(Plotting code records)

::::::

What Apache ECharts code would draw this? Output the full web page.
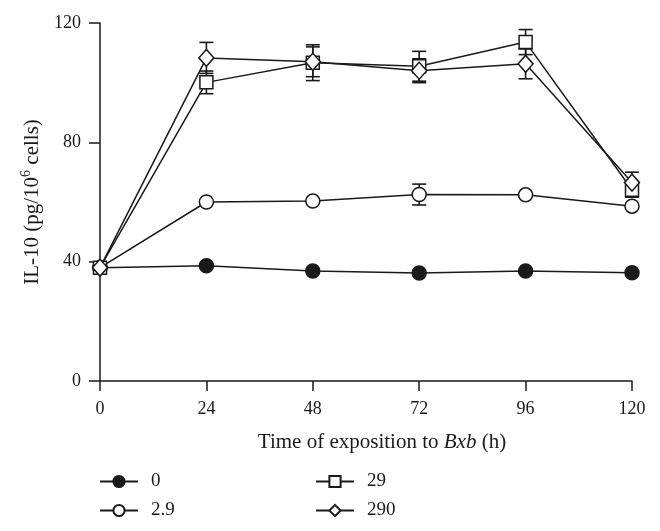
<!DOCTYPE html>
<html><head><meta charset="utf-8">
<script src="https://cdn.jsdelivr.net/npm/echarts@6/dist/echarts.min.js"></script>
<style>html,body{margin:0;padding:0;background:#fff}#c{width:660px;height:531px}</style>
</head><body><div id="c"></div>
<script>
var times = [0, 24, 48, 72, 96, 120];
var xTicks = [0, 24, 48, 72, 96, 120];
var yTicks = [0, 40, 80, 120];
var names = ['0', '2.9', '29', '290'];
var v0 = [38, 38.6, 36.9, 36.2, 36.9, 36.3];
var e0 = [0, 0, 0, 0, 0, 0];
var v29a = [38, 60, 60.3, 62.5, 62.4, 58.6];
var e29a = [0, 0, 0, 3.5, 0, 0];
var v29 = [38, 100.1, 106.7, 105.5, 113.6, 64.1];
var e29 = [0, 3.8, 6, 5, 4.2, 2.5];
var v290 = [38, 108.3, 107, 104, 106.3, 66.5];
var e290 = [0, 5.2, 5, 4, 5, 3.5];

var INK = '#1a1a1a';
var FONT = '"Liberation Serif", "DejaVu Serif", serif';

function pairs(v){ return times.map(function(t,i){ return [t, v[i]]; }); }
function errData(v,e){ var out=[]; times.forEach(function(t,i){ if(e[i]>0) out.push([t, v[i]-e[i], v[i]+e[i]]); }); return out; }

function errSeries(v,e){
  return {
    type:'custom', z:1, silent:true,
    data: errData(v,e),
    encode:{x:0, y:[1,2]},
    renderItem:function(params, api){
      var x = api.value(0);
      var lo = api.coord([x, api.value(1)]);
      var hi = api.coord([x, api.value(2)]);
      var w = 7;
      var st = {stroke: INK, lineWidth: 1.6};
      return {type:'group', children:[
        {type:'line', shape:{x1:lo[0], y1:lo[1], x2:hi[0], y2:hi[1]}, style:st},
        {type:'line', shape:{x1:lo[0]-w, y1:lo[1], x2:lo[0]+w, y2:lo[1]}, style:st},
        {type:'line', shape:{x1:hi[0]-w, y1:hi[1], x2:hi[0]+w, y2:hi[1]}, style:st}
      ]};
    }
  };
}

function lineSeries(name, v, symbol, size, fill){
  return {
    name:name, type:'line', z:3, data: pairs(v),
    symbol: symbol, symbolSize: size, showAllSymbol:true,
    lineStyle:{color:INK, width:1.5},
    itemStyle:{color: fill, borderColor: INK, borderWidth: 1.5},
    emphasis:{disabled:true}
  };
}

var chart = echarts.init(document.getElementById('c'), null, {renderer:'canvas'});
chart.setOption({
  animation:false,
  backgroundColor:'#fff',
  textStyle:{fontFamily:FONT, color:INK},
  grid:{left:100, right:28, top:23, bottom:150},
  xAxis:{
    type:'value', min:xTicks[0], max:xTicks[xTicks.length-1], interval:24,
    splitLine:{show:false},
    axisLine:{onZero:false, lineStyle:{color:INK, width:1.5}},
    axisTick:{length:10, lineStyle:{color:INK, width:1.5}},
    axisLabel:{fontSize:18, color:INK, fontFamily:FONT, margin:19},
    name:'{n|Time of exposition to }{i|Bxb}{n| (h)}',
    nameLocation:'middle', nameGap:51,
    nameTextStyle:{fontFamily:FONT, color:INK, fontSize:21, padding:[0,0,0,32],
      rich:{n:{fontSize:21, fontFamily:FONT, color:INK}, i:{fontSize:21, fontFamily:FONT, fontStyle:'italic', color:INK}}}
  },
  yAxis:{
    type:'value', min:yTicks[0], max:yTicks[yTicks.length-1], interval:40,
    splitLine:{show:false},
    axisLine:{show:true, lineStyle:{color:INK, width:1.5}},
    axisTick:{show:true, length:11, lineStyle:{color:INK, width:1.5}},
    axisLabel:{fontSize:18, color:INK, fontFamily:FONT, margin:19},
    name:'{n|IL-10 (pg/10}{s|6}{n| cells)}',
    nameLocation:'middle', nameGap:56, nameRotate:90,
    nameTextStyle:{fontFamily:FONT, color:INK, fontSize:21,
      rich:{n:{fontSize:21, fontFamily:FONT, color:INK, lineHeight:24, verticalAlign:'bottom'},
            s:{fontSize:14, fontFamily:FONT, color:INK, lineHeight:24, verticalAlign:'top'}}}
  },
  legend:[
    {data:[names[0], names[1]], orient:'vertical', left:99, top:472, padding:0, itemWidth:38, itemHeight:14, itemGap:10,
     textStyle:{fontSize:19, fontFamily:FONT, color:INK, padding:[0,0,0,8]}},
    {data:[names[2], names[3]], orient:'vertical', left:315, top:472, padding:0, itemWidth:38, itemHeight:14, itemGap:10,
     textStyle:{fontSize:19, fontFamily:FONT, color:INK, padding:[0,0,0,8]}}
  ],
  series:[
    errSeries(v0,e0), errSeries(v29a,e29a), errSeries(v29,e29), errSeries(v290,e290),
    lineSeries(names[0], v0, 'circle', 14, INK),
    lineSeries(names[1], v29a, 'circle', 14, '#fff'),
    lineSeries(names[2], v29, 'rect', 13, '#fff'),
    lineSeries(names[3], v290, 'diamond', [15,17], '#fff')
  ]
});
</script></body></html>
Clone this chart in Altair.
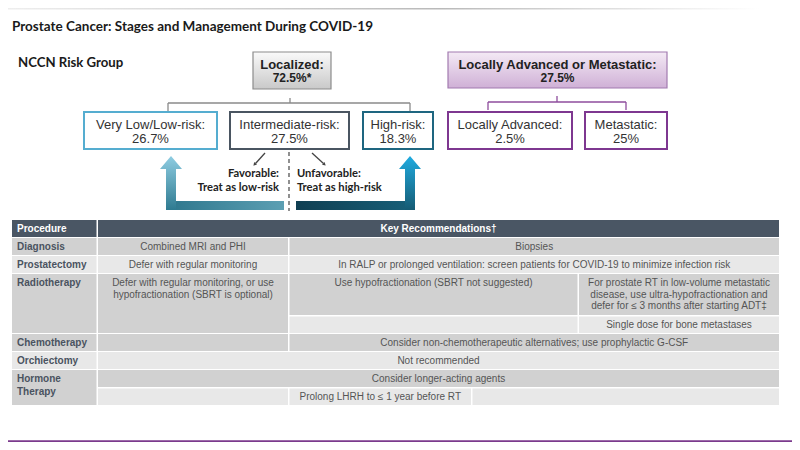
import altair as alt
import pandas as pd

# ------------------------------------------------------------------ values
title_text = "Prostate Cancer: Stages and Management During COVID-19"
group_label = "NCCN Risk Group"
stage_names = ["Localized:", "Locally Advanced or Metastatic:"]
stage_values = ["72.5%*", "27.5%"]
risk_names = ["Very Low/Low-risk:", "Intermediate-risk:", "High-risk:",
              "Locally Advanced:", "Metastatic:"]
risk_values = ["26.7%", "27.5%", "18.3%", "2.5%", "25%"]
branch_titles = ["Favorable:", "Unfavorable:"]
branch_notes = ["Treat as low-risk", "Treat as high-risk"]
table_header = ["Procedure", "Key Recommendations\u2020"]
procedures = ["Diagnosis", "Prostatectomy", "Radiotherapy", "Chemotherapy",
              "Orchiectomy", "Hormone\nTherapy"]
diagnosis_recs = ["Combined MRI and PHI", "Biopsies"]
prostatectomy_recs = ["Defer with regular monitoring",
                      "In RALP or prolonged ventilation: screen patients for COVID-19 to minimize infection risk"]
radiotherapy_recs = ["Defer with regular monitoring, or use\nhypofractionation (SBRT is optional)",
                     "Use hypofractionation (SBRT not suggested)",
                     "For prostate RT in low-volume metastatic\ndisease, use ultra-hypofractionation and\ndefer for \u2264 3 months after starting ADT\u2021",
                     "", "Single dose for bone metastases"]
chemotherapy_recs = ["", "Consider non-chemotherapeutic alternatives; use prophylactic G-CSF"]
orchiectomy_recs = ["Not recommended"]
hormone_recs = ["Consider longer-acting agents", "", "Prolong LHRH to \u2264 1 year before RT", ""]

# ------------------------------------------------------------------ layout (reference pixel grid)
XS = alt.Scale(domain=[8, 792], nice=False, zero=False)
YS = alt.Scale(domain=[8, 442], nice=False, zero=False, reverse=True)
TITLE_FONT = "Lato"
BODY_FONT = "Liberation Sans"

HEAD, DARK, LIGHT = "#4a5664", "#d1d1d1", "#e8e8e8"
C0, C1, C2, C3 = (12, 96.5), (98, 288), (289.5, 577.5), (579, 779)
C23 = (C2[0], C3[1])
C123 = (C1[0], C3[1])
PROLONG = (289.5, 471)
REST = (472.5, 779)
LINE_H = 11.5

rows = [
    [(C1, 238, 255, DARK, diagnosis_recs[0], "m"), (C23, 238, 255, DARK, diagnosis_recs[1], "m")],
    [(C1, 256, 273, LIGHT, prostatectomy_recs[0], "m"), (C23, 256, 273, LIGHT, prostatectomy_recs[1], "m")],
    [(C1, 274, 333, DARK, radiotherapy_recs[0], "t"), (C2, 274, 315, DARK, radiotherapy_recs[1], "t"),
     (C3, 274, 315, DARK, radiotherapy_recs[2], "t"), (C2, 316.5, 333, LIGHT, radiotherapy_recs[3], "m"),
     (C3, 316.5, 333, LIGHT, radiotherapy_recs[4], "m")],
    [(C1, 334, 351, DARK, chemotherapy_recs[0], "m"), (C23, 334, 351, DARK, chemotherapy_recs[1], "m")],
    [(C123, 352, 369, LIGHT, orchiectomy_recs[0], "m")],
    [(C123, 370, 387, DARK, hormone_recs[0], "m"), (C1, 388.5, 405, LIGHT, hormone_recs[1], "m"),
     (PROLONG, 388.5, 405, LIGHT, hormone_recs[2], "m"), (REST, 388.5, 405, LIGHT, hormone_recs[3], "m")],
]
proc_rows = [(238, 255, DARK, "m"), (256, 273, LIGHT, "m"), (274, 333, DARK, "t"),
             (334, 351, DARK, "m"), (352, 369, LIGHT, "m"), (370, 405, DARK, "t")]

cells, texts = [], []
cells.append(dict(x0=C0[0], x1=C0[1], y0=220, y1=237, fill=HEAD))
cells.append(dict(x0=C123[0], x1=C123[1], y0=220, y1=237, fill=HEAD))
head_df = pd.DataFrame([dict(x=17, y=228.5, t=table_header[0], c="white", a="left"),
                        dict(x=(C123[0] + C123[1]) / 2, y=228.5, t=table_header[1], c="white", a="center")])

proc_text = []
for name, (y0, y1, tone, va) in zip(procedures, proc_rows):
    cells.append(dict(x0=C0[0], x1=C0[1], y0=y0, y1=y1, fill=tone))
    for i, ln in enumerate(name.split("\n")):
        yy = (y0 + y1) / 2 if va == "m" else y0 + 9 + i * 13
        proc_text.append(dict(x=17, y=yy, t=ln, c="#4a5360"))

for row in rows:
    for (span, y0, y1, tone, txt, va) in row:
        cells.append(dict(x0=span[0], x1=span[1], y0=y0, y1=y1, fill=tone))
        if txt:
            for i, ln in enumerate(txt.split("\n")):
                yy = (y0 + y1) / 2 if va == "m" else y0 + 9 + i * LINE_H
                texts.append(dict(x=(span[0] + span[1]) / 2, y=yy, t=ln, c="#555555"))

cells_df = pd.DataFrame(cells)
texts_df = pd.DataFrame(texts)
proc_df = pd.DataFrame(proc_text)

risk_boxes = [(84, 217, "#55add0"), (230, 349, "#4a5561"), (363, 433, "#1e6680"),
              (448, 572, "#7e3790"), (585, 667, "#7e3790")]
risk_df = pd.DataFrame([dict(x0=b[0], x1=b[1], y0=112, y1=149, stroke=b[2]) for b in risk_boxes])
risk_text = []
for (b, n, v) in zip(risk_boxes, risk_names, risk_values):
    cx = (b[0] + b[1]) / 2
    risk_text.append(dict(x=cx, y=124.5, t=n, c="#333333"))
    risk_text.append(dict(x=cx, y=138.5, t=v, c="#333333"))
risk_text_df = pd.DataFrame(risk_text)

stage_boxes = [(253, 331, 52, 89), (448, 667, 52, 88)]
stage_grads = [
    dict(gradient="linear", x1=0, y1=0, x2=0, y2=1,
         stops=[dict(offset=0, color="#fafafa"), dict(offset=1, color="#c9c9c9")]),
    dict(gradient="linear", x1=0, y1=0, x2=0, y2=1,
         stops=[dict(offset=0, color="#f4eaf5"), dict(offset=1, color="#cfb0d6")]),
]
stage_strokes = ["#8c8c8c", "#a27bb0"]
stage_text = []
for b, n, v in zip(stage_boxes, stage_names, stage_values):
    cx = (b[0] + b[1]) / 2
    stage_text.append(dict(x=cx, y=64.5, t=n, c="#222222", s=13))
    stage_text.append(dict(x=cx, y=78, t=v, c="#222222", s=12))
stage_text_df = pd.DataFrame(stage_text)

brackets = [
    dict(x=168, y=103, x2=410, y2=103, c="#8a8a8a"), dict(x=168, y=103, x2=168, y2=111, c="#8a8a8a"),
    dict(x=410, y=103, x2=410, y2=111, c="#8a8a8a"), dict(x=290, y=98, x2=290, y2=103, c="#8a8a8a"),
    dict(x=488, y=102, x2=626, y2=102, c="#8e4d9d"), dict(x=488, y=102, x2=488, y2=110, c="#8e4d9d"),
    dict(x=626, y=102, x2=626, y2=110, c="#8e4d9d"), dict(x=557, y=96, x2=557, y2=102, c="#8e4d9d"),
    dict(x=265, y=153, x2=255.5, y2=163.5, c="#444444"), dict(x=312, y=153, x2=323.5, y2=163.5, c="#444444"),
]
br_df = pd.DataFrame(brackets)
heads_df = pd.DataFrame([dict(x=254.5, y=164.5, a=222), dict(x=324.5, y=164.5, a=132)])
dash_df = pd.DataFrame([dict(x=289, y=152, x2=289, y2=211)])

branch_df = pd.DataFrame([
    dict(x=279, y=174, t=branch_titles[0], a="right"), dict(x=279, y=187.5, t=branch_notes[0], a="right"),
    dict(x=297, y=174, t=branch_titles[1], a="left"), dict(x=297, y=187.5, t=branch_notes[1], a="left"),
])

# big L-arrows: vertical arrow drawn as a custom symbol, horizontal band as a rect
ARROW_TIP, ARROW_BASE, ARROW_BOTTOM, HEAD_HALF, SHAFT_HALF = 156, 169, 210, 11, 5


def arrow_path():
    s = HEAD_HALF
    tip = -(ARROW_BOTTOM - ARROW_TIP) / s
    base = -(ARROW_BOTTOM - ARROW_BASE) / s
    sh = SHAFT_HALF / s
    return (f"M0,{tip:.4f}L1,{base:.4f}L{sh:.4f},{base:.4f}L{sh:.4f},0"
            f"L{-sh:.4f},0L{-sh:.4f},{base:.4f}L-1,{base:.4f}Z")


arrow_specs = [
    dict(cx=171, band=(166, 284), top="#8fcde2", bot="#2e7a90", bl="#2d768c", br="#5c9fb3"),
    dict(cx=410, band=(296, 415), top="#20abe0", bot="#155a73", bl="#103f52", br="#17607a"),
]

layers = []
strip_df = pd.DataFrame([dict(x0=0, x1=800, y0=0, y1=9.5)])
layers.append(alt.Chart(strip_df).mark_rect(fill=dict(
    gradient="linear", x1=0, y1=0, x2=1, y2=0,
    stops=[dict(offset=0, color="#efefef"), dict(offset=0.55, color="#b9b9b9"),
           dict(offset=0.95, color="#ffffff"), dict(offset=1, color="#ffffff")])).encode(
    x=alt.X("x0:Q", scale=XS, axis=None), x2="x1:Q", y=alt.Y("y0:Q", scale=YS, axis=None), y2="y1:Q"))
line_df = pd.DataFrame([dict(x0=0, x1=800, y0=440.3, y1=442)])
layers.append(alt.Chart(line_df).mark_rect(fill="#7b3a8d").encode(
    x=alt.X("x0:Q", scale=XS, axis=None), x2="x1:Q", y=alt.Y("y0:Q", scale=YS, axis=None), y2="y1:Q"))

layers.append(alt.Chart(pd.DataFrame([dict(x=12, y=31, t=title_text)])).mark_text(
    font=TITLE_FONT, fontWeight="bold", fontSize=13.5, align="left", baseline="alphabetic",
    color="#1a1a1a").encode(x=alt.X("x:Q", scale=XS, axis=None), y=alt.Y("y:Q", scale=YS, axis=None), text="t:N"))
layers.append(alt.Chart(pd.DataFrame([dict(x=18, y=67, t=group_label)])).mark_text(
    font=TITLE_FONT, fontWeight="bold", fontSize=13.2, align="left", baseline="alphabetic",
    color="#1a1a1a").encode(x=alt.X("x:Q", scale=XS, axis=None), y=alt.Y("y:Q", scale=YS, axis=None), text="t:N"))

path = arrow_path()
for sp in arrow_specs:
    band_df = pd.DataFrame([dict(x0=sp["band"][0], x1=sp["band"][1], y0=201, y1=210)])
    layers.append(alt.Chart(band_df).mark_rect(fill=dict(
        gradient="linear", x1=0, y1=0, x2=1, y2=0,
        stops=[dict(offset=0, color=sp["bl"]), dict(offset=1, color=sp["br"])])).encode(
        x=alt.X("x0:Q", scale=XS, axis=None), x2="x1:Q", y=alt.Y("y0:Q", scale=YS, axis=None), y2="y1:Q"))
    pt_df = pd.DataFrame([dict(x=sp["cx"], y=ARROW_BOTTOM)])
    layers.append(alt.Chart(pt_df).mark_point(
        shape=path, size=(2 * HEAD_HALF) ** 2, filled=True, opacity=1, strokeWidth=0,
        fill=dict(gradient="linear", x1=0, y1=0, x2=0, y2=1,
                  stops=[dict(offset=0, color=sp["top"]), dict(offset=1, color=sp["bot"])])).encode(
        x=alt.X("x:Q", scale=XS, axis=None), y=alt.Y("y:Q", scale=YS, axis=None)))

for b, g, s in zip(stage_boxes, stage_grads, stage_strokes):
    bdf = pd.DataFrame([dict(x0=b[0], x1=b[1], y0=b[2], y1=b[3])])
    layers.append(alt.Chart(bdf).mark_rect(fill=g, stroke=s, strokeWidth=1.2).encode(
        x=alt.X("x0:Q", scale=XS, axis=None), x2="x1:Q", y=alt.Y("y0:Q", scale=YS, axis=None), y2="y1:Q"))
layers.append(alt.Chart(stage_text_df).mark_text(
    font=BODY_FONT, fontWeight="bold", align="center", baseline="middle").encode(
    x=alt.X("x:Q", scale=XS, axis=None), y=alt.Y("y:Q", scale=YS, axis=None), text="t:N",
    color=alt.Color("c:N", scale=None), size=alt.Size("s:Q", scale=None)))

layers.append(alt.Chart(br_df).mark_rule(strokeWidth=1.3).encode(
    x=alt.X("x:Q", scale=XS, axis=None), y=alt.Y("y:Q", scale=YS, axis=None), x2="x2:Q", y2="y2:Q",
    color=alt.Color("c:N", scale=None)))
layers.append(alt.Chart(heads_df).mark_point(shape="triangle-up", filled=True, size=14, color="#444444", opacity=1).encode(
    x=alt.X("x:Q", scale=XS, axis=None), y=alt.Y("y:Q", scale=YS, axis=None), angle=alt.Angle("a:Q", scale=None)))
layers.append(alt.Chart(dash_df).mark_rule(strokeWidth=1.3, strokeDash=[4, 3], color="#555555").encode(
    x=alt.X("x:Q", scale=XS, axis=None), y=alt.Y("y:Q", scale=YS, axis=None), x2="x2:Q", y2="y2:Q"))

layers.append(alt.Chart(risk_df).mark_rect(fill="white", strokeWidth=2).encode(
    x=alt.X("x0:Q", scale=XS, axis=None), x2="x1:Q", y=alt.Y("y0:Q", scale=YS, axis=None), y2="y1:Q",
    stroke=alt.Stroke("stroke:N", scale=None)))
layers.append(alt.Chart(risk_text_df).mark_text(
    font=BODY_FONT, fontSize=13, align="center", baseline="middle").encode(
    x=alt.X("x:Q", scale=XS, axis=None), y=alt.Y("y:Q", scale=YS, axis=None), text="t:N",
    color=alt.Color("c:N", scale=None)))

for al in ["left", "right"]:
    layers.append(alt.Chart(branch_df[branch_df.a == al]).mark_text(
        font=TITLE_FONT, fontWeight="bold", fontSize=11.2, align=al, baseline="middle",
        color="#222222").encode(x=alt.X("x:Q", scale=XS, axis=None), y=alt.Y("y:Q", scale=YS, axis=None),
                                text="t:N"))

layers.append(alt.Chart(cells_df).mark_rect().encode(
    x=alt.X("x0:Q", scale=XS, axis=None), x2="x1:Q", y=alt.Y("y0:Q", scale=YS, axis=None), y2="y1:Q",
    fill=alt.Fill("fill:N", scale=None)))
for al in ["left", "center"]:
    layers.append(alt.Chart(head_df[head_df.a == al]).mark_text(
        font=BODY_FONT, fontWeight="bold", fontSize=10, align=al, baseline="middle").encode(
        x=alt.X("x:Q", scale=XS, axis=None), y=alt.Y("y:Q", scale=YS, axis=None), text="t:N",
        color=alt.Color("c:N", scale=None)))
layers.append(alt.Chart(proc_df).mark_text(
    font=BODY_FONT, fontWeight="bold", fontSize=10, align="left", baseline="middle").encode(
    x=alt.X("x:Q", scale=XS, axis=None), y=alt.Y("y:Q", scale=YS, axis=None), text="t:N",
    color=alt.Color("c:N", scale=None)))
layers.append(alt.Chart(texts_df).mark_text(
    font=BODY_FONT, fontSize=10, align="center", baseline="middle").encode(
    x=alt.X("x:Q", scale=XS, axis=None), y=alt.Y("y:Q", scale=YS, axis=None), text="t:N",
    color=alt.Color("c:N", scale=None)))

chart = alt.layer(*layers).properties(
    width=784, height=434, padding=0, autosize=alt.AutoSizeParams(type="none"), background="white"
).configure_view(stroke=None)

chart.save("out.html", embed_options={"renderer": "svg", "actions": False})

::::::

STATED GOAL ->
Give the lines again word for word, from the start of the records to the line holding "var e290 = [0, 5.2, 5, 4, 5, 3.5];", both included, and leave out any picture.

SOLUTION FOR THIS EXERCISE ->
What Apache ECharts code would draw this? Output the full web page.
<!DOCTYPE html>
<html><head><meta charset="utf-8">
<script src="https://cdn.jsdelivr.net/npm/echarts@6/dist/echarts.min.js"></script>
<style>html,body{margin:0;padding:0;background:#fff}#c{width:660px;height:531px}</style>
</head><body><div id="c"></div>
<script>
var times = [0, 24, 48, 72, 96, 120];
var xTicks = [0, 24, 48, 72, 96, 120];
var yTicks = [0, 40, 80, 120];
var names = ['0', '2.9', '29', '290'];
var v0 = [38, 38.6, 36.9, 36.2, 36.9, 36.3];
var e0 = [0, 0, 0, 0, 0, 0];
var v29a = [38, 60, 60.3, 62.5, 62.4, 58.6];
var e29a = [0, 0, 0, 3.5, 0, 0];
var v29 = [38, 100.1, 106.7, 105.5, 113.6, 64.1];
var e29 = [0, 3.8, 6, 5, 4.2, 2.5];
var v290 = [38, 108.3, 107, 104, 106.3, 66.5];
var e290 = [0, 5.2, 5, 4, 5, 3.5];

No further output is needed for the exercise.